FDA will review abortion pill safety – will it be impartial?
Last year, it seemed that the battle to preserve access in the US to mifepristone as an option for abortion had been won, but as the Trump administration launches a review of the drug, it looks like the war isn't over.
A letter from HHS Secretary Robert F Kennedy Jr. and FDA Commissioner Martin Makary, in which they confirmed that the FDA is conducting a 'review' of mifepristone's safety, has raised the spectre of controls being placed on the drug without evidence of harm.
It comes on the back of a request from 22 Republican attorneys general for the FDA to look into the safety of the drug.
The Trump administration's jaw-dropping efforts to link autism to painkiller acetaminophen and childhood vaccines – described by former President Barack Obama this week as "violence against the truth" – raises big questions about the impartiality of the mifepristone review.
The review comes 18 months after the Supreme Court unanimously rejected a legal effort to restrict access to mifepristone spearheaded by a group of anti-abortion doctors and activists, which in turn followed SCOTUS' ruling to overturn the constitutional right to abortion.
With legal channels to advance the anti-abortion agenda on the drug seemingly blocked off, it seems activists now may be looking to a regulatory route.
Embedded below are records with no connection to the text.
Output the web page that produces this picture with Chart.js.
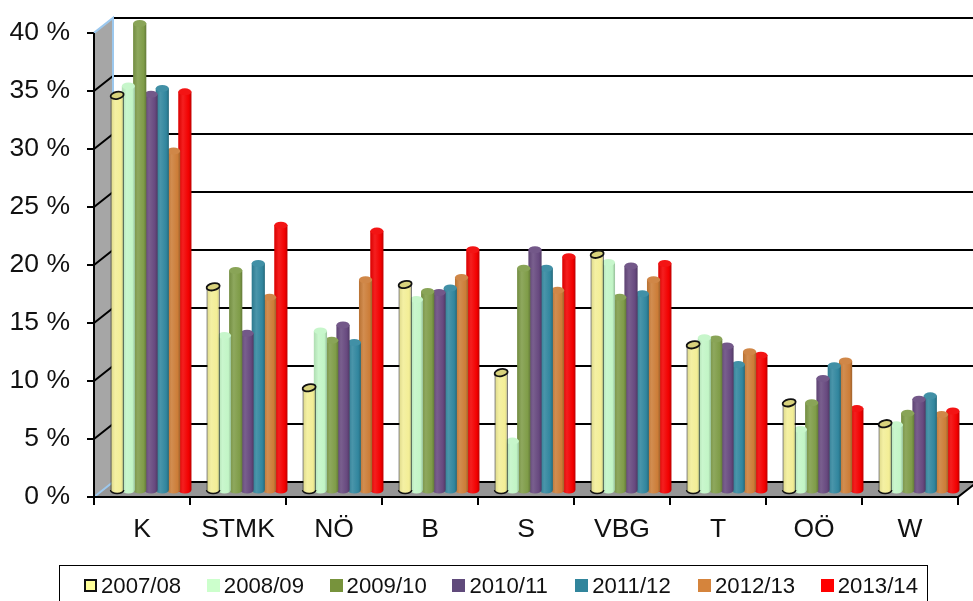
<!DOCTYPE html>
<html>
<head>
<meta charset="utf-8">
<script src="https://cdn.jsdelivr.net/npm/chart.js@4"></script>
<style>
  html, body { margin: 0; padding: 0; background: #fff; overflow: hidden; }
  #wrap { position: relative; width: 973px; height: 601px; overflow: hidden; filter: blur(0.45px); }
  #legend {
    position: absolute; left: 59px; top: 565px; width: 869px; height: 60px; box-sizing: border-box;
    border: 1.5px solid #000; padding: 7px 0 0 24px; display: flex;
    font: 22.2px "Liberation Sans", Arial, sans-serif; color: #111;
  }
  #legend .item { width: 122.8px; flex: none; display: flex; align-items: center; height: 25px; white-space: nowrap; }
  #legend .swatch { width: 13px; height: 13px; margin-right: 4px; box-sizing: border-box; flex: none; }
</style>
</head>
<body>
<div id="wrap">
  <canvas id="chart" width="973" height="601"></canvas>
  <div id="legend"></div>
</div>
<script>
const categories = ['K', 'STMK', 'NÖ', 'B', 'S', 'VBG', 'T', 'OÖ', 'W'];
const seriesLabels = ['2007/08', '2008/09', '2009/10', '2010/11', '2011/12', '2012/13', '2013/14'];

const values0708 = [34.1, 17.6, 8.9, 17.8, 10.2, 20.4, 12.6, 7.6, 5.8];
const values0809 = [34.9, 13.4, 13.8, 16.5, 4.3, 19.7, 13.2, 5.3, 5.7];
const values0910 = [40.3, 19.0, 13.0, 17.2, 19.2, 16.7, 13.1, 7.6, 6.7];
const values1011 = [34.2, 13.6, 14.3, 17.1, 20.8, 19.4, 12.5, 9.7, 7.9];
const values1112 = [34.7, 19.6, 12.8, 17.5, 19.2, 17.0, 10.9, 10.8, 8.2];
const values1213 = [29.3, 16.7, 18.2, 18.4, 17.3, 18.2, 12.0, 11.2, 6.6];
const values1314 = [34.4, 22.9, 22.4, 20.8, 20.2, 19.6, 11.7, 7.1, 6.9];
const seriesValues = [values0708, values0809, values0910, values1011, values1112, values1213, values1314];

const seriesColors = ['#f3ee96', '#c2f5c6', '#7f9c48', '#67497f', '#31869e', '#cc7d38', '#f20000'];
const legendColors = ['#ffff99', '#ccffcc', '#77933c', '#604a7b', '#31859c', '#d5843c', '#ff0000'];

// depth of the fake 3d box, bars stand half way in
const DEPTH_X = 19;
const DEPTH_Y = 15;
const BAR_DX = 9;
const BAR_DY = -6;
const CAP_RY = 3.5;

function shade(hex, f) {
  const n = parseInt(hex.slice(1), 16);
  const ch = [(n >> 16) & 255, (n >> 8) & 255, n & 255];
  const out = ch.map(c => Math.round(f < 1 ? c * f : c + (255 - c) * (f - 1)));
  return 'rgb(' + out.join(',') + ')';
}

function barGradient(ctx, x, width, color) {
  const g = ctx.createLinearGradient(x - width / 2, 0, x + width / 2, 0);
  g.addColorStop(0, shade(color, 0.9));
  g.addColorStop(0.35, shade(color, 1.12));
  g.addColorStop(0.8, color);
  g.addColorStop(1, shade(color, 0.78));
  return g;
}

const box3dPlugin = {
  id: 'box3d',
  afterDatasetsUpdate(chart) {
    chart.data.datasets.forEach((ds, i) => {
      chart.getDatasetMeta(i).data.forEach(bar => {
        bar.options = Object.assign({}, bar.options, {
          backgroundColor: barGradient(chart.ctx, bar.x, bar.width, seriesColors[i])
        });
      });
    });
  },
  beforeDatasetsDraw(chart) {
    const ctx = chart.ctx;
    const y = chart.scales.y;
    const x = chart.scales.x;
    const l = x.left, r = x.right;
    const top = y.getPixelForValue(40), bottom = y.getPixelForValue(0);

    // side wall
    ctx.save();
    ctx.fillStyle = '#a6a6a6';
    ctx.beginPath();
    ctx.moveTo(l, bottom);
    ctx.lineTo(l + DEPTH_X, bottom - DEPTH_Y);
    ctx.lineTo(l + DEPTH_X, top - DEPTH_Y);
    ctx.lineTo(l, top);
    ctx.closePath();
    ctx.fill();

    // floor
    ctx.fillStyle = '#969696';
    ctx.beginPath();
    ctx.moveTo(l, bottom);
    ctx.lineTo(l + DEPTH_X, bottom - DEPTH_Y);
    ctx.lineTo(r + DEPTH_X, bottom - DEPTH_Y);
    ctx.lineTo(r, bottom);
    ctx.closePath();
    ctx.fill();

    // grid lines round the wall and along the back
    ctx.strokeStyle = '#000';
    ctx.lineWidth = 2;
    y.ticks.forEach(t => {
      const py = y.getPixelForValue(t.value);
      ctx.beginPath();
      if (t.value > 0 && t.value < 40) {
        ctx.moveTo(l, py);
        ctx.lineTo(l + DEPTH_X, py - DEPTH_Y);
      } else {
        ctx.moveTo(l + DEPTH_X, py - DEPTH_Y);
      }
      ctx.lineTo(r + DEPTH_X, py - DEPTH_Y);
      ctx.stroke();
    });

    // light blue wall edges
    ctx.strokeStyle = '#9cc8ee';
    ctx.beginPath();
    ctx.moveTo(l, top);
    ctx.lineTo(l + DEPTH_X, top - DEPTH_Y);
    ctx.lineTo(l + DEPTH_X, bottom - DEPTH_Y);
    ctx.lineTo(l, bottom);
    ctx.stroke();

    // axis lines in front
    ctx.strokeStyle = '#000';
    ctx.beginPath();
    ctx.moveTo(l, top);
    ctx.lineTo(l, bottom);
    ctx.lineTo(r, bottom);
    ctx.lineTo(r + DEPTH_X, bottom - DEPTH_Y);
    ctx.stroke();
    ctx.restore();

    // bars are drawn shifted into the box
    ctx.save();
    ctx.translate(BAR_DX, BAR_DY);
  },
  afterDatasetDraw(chart, args) {
    const ctx = chart.ctx;
    const i = args.index;
    const color = seriesColors[i];
    args.meta.data.forEach(bar => {
      const rx = bar.width / 2;
      const fill = barGradient(ctx, bar.x, bar.width, color);

      ctx.fillStyle = fill;
      ctx.beginPath();
      ctx.ellipse(bar.x, bar.base, rx, CAP_RY, 0, 0, Math.PI);
      ctx.fill();
      if (i === 0) {
        ctx.strokeStyle = '#111';
        ctx.lineWidth = 1.5;
        ctx.stroke();
      }

      ctx.beginPath();
      if (i === 0) {
        // first series shows its open top, a bit tilted
        ctx.ellipse(bar.x, bar.y, rx, CAP_RY, -0.2, 0, Math.PI * 2);
        ctx.fillStyle = '#d8d27c';
        ctx.fill();
        ctx.strokeStyle = '#111';
        ctx.lineWidth = 1.8;
        ctx.stroke();
      } else {
        ctx.ellipse(bar.x, bar.y, rx, CAP_RY, 0, 0, Math.PI * 2);
        ctx.fillStyle = shade(color, 1.08);
        ctx.fill();
      }
    });
  },
  afterDatasetsDraw(chart) {
    chart.ctx.restore();
  }
};

const datasets = seriesLabels.map((label, i) => ({
  label: label,
  data: seriesValues[i],
  backgroundColor: seriesColors[i],
  borderColor: i === 0 ? '#111' : seriesColors[i],
  borderWidth: i === 0 ? 1 : 0,
  borderSkipped: 'bottom',
  categoryPercentage: 0.823,
  barPercentage: 1.17
}));

new Chart(document.getElementById('chart').getContext('2d'), {
  type: 'bar',
  data: { labels: categories, datasets: datasets },
  plugins: [box3dPlugin],
  options: {
    responsive: false,
    animation: false,
    clip: false,
    layout: {
      autoPadding: false,
      padding: { top: 30, right: 15, bottom: 60, left: 0 }
    },
    plugins: {
      legend: { display: false },
      tooltip: { enabled: false }
    },
    scales: {
      x: {
        afterFit(scale) { scale.height = 44; },
        grid: { drawOnChartArea: false, drawTicks: true, tickLength: 8, color: '#000', lineWidth: 2 },
        border: { display: false },
        ticks: {
          padding: 9,
          color: '#111',
          maxRotation: 0,
          font: { family: '"Liberation Sans", Arial, sans-serif', size: 26.5 }
        }
      },
      y: {
        min: 0,
        max: 40,
        afterFit(scale) { scale.width = 94; },
        grid: { drawOnChartArea: false, drawTicks: true, tickLength: 7, color: '#000', lineWidth: 2 },
        border: { display: false },
        ticks: {
          stepSize: 5,
          padding: 17,
          color: '#111',
          font: { family: '"Liberation Sans", Arial, sans-serif', size: 26.5 },
          callback: v => v + ' %'
        }
      }
    }
  }
});

// legend as html, the box runs off the bottom of the picture
const legendEl = document.getElementById('legend');
seriesLabels.forEach((label, i) => {
  const item = document.createElement('div');
  item.className = 'item';
  const swatch = document.createElement('span');
  swatch.className = 'swatch';
  swatch.style.background = legendColors[i];
  if (i === 0) swatch.style.border = '2px solid #111';
  item.appendChild(swatch);
  item.appendChild(document.createTextNode(label));
  legendEl.appendChild(item);
});
</script>
</body>
</html>
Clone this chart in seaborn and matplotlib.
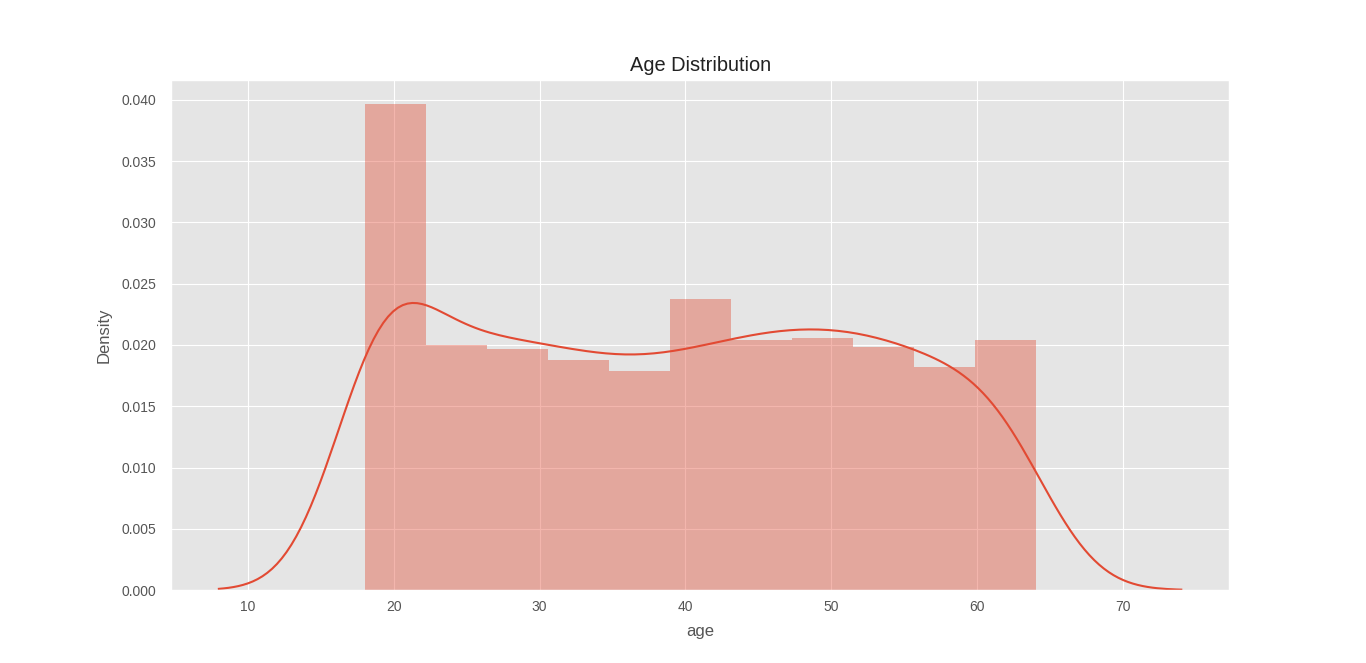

Earlier this year, Kennedy said he planned to launch an investigation into the safety of mifepristone, and Trump, along with many senior Republicans, has voiced opposition to abortion rights in the past.
In the letter, Kennedy and Makary say that since mifepristone's approval in 2000, the FDA has "received reports of serious adverse events in patients who took mifepristone." It also refers to a study by the Ethics and Public Policy Center (EPPC), a conservative and "Judeo-Christian" religious think tank that point to "potential dangers that may attend offering mifepristone without sufficient medical support or supervision."
That is viewed as a way to overcome an expansion of ways to access mifepristone in the wake of the loss of constitutional rights to abortion, such as allowing telehealth prescriptions, mail-order availability, and prescribing by certain healthcare professionals other than a doctor.
Brittany Fonteno, president and chief of the National Abortion Federation (NAF), said the study is "a junk science report from an anti-abortion think tank."
"RFK's attacks on science and his ongoing spread of disinformation around safe medications are reckless, alarming, and completely out of step with reality. The facts are clear: mifepristone is a safe, research-backed method to end a pregnancy, used by millions with proven efficacy," she continued.
"We know anti-abortion extremists will stop at nothing to ban or restrict access to abortion. They are willing to jeopardise patient health and autonomy to advance a political agenda and sow fear among people who need care."